### Stated task
Determine which lines of the records include the word "this", and copy them.

### Data provided
—————

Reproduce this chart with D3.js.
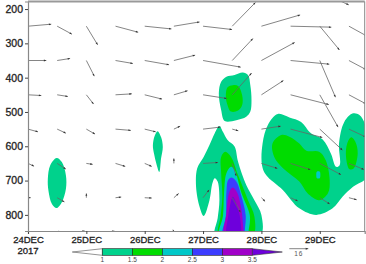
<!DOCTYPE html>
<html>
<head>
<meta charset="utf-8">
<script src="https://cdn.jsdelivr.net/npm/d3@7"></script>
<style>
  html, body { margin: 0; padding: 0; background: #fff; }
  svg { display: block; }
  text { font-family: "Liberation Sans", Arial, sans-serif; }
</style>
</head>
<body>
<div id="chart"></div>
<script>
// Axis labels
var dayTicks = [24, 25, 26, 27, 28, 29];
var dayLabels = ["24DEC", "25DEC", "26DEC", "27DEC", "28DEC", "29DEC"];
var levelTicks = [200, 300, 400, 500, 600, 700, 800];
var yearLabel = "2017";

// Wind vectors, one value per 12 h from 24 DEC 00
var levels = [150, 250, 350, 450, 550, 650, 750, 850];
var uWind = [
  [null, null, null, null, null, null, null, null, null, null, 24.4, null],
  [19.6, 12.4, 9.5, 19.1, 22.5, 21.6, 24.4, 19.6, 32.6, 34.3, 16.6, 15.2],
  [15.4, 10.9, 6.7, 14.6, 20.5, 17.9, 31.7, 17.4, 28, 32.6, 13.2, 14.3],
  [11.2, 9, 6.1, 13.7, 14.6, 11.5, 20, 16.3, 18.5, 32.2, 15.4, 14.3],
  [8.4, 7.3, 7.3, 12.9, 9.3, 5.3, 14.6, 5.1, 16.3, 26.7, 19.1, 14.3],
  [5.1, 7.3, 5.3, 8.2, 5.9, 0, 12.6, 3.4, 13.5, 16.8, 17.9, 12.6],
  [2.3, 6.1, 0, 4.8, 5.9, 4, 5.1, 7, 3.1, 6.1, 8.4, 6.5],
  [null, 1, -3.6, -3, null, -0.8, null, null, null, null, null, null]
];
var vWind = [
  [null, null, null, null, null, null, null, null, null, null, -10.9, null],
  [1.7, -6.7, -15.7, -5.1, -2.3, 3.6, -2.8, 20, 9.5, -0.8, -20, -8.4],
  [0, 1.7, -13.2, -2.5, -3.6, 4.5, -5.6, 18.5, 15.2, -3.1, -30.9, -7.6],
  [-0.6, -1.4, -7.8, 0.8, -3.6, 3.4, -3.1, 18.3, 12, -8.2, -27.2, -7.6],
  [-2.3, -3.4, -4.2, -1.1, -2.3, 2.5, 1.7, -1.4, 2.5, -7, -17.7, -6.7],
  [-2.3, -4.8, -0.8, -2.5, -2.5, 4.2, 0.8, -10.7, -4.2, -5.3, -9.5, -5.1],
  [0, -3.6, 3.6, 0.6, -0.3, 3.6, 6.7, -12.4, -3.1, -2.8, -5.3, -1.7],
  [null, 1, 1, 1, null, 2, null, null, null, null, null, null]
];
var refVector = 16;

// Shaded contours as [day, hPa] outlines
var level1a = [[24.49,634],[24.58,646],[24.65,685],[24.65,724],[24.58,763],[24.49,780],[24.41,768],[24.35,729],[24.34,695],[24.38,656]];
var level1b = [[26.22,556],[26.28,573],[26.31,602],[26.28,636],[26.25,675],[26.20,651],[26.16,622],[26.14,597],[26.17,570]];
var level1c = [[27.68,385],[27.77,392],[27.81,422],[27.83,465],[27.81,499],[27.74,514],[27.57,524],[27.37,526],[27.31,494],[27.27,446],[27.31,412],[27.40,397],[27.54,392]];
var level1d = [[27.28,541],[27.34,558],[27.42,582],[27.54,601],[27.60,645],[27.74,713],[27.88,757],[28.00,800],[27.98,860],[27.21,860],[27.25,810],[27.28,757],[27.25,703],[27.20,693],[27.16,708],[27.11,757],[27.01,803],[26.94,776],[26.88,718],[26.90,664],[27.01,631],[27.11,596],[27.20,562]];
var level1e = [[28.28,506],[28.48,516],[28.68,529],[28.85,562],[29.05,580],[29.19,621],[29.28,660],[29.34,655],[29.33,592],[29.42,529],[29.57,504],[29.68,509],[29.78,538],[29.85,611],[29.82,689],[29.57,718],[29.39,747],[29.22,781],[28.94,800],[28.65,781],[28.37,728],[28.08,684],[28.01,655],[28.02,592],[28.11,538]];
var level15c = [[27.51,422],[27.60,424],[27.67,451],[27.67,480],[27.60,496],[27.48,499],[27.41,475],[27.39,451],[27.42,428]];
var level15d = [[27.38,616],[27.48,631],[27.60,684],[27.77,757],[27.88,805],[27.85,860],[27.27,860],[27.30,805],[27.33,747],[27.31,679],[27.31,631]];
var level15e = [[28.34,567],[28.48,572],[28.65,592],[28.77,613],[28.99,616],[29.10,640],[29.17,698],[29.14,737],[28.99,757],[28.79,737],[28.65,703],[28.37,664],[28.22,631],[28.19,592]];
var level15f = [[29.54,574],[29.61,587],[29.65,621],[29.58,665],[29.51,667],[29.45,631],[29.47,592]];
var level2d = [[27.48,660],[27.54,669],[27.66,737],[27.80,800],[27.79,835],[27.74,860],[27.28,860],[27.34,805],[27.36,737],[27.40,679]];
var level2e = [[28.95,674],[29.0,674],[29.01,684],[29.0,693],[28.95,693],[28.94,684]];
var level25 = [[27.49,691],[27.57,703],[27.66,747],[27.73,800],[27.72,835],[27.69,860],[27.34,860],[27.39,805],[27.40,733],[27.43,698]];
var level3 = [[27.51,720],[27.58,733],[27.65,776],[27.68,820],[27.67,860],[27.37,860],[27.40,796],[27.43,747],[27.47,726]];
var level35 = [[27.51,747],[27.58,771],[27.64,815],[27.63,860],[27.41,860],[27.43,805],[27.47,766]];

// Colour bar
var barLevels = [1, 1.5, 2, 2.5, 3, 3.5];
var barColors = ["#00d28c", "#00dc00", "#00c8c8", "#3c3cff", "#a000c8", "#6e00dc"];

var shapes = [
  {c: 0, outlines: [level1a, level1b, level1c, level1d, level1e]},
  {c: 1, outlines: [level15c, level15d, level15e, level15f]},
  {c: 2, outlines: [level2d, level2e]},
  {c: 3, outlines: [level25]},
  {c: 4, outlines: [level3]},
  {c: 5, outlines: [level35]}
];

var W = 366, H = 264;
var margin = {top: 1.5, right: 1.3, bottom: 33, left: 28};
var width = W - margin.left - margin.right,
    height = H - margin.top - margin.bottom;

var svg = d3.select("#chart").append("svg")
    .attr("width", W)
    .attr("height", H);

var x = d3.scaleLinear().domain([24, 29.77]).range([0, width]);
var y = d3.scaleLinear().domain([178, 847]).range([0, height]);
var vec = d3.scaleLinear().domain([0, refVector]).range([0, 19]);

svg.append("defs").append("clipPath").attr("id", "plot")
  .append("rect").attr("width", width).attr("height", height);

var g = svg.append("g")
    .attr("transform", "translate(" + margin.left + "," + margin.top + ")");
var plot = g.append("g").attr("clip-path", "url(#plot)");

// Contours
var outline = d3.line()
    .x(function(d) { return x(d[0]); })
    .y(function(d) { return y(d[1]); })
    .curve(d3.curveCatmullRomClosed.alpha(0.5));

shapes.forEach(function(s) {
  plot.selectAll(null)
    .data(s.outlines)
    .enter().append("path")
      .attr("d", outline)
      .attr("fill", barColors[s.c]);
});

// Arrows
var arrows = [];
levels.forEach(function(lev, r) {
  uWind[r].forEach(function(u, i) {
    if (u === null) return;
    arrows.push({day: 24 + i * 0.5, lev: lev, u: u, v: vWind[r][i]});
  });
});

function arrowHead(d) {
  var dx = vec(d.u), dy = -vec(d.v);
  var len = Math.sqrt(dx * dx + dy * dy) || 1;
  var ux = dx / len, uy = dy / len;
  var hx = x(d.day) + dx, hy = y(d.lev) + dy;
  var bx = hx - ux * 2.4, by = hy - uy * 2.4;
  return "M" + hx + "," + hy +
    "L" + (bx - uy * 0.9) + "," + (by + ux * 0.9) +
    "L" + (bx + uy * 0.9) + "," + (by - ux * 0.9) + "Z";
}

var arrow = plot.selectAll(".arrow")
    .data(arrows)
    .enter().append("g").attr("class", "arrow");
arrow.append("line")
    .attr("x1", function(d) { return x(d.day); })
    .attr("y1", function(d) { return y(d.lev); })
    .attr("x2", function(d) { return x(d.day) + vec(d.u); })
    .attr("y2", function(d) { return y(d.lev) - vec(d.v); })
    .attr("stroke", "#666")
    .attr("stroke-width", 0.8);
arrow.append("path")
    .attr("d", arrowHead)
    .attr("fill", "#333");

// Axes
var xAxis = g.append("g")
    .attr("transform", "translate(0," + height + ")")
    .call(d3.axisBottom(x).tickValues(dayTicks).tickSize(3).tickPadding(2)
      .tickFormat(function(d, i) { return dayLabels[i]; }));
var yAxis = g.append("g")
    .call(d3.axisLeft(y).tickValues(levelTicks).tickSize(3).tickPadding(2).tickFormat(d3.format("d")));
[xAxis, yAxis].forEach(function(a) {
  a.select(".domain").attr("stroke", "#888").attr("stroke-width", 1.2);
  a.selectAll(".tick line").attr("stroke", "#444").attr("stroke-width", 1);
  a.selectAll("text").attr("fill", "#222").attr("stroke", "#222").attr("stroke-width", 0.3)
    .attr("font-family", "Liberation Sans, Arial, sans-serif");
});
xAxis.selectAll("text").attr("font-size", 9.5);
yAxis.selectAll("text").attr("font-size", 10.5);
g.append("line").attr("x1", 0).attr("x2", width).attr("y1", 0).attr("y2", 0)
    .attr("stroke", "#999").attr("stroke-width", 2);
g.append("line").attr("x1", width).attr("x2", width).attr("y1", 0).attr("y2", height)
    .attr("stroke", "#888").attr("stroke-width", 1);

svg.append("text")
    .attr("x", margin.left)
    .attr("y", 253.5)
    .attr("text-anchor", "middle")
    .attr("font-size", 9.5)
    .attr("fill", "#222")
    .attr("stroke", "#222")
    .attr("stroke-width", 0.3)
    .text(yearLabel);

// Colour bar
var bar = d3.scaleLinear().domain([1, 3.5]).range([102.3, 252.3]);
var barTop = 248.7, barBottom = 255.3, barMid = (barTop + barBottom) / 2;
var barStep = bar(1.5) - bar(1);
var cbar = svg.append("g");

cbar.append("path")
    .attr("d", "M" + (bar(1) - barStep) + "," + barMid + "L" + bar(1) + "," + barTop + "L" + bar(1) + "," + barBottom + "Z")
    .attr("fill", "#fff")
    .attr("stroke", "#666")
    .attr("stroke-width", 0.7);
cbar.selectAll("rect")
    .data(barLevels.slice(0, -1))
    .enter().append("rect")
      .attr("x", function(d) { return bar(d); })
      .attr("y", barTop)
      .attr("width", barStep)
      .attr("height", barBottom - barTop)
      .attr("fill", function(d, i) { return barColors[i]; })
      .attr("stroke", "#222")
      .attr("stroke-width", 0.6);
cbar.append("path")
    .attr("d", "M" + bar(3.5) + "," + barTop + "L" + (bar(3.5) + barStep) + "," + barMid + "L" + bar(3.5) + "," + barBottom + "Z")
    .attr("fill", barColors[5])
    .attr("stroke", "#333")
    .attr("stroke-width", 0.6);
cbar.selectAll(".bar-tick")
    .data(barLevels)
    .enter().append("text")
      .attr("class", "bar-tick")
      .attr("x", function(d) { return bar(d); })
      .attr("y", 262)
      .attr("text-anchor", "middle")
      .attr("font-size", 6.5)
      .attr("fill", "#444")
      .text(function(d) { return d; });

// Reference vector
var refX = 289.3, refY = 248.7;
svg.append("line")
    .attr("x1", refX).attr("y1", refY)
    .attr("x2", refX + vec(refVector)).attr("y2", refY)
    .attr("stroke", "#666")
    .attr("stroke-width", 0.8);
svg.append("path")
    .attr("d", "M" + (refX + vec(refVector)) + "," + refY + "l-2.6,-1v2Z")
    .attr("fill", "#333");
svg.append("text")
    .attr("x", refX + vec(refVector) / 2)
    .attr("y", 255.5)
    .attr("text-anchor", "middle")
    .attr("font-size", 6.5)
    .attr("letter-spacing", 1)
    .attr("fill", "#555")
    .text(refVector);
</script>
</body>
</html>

—————

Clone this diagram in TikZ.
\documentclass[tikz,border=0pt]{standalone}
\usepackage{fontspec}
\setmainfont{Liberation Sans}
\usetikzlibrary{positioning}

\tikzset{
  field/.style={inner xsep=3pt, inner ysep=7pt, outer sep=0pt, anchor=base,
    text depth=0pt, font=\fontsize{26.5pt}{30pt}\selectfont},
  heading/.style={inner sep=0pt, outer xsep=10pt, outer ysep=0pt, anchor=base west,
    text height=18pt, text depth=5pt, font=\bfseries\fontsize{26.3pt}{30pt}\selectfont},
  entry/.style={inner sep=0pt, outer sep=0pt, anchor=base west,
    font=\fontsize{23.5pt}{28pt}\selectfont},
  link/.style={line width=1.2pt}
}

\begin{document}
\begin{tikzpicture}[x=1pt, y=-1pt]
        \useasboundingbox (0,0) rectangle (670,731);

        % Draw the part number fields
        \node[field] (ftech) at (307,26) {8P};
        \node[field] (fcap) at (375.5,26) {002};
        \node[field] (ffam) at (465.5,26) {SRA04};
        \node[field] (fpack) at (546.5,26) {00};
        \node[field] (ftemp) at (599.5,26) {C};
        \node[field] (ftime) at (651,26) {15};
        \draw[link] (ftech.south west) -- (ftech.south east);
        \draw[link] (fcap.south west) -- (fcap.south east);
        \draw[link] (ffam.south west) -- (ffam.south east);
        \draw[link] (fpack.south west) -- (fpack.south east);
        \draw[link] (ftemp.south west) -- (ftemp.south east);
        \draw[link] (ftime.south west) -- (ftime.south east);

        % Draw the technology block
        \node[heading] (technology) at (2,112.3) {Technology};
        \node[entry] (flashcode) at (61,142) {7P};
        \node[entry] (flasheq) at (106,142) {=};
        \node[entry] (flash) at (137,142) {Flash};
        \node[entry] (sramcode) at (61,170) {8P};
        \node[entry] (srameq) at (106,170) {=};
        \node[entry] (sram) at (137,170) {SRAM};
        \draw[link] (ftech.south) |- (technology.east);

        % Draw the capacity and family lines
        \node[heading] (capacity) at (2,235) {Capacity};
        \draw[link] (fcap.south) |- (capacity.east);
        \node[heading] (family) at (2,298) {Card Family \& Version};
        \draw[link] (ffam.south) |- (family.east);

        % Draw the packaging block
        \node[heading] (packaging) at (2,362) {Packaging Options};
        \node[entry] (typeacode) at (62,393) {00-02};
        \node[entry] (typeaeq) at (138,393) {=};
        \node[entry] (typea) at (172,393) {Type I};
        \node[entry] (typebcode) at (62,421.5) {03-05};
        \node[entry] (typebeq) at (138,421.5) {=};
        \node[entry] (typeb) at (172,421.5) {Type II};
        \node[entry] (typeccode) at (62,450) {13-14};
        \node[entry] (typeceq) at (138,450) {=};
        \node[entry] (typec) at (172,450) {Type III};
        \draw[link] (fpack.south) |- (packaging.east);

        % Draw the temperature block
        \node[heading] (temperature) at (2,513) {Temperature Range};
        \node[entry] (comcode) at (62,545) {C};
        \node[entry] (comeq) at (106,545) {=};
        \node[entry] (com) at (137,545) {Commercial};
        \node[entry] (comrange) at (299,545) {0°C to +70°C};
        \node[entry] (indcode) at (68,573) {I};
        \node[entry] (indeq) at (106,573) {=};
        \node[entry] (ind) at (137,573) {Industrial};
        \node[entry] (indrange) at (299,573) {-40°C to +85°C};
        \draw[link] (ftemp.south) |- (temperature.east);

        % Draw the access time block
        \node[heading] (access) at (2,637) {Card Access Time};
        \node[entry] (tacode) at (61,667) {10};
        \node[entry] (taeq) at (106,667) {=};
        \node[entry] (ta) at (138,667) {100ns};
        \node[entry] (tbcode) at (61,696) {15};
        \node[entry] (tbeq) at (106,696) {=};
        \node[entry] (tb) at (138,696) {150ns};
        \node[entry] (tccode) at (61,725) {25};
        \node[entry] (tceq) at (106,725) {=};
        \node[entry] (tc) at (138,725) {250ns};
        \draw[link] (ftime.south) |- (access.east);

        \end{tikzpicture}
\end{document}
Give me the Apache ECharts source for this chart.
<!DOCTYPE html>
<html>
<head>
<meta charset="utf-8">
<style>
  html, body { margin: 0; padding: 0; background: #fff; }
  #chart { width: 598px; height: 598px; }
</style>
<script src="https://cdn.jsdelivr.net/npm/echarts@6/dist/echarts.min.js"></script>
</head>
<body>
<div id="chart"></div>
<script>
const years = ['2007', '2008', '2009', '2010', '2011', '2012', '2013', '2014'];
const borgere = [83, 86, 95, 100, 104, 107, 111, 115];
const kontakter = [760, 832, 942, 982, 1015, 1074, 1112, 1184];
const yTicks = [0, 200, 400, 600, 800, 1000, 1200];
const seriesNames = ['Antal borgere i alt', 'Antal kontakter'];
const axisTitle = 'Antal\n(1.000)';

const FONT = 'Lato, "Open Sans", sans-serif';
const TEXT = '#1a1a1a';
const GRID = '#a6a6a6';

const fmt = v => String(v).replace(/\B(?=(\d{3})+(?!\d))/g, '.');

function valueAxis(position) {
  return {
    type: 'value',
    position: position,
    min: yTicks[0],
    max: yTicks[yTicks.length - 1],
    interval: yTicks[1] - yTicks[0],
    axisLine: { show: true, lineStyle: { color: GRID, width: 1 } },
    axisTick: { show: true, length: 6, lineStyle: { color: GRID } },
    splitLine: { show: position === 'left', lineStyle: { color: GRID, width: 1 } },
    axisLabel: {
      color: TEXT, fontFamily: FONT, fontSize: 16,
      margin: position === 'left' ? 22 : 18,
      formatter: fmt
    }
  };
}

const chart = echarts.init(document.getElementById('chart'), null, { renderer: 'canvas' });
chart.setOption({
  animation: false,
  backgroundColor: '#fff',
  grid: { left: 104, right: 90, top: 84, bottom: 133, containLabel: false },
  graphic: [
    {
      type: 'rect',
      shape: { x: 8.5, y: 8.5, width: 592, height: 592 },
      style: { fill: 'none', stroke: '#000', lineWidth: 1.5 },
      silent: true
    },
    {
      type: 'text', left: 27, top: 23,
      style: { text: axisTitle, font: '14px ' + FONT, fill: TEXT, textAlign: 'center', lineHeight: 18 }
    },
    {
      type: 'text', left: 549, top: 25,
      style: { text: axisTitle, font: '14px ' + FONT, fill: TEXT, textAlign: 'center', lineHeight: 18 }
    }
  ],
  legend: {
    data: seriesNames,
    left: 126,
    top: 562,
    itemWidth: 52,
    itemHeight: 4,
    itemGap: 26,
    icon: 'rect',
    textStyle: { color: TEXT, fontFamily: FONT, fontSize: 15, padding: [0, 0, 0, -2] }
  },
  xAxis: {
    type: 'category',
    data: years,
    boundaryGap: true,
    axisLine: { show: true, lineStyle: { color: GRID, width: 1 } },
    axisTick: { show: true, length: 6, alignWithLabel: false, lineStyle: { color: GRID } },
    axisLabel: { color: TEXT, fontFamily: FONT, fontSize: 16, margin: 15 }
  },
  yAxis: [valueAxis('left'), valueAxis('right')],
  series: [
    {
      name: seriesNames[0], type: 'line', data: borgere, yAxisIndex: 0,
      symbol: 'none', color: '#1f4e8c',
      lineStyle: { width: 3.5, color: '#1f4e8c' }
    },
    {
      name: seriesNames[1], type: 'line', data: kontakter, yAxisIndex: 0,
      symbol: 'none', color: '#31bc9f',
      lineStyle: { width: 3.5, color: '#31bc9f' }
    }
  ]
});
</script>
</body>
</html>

—————

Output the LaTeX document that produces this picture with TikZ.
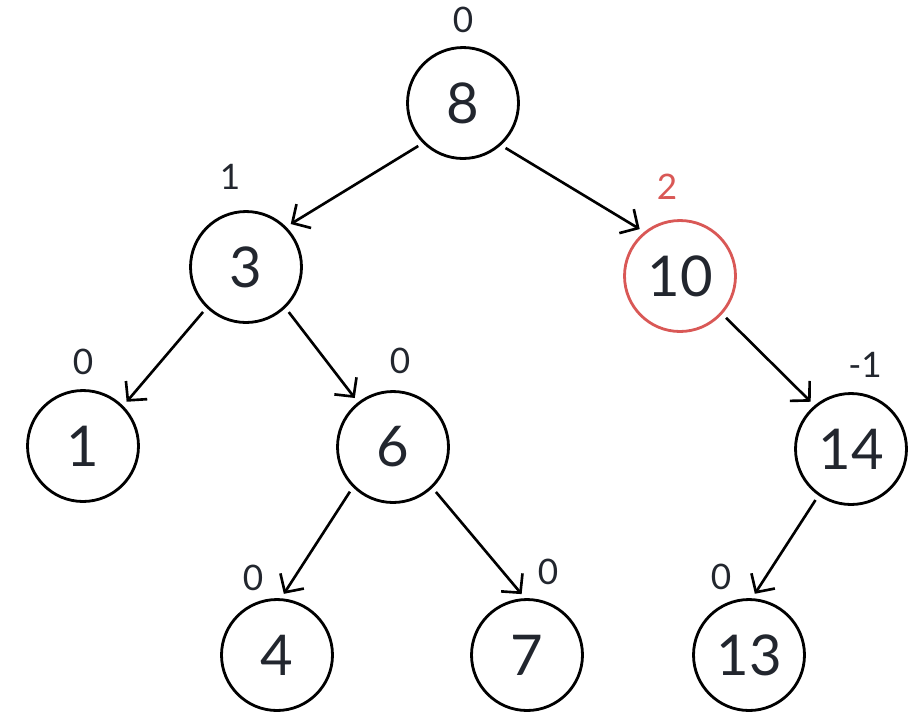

—————

### Correct output
Reproduce this chart with D3.js.
Clone this diagram in TikZ.
Give me the Apache ECharts source for this chart.
Output the LaTeX document that produces this picture with TikZ.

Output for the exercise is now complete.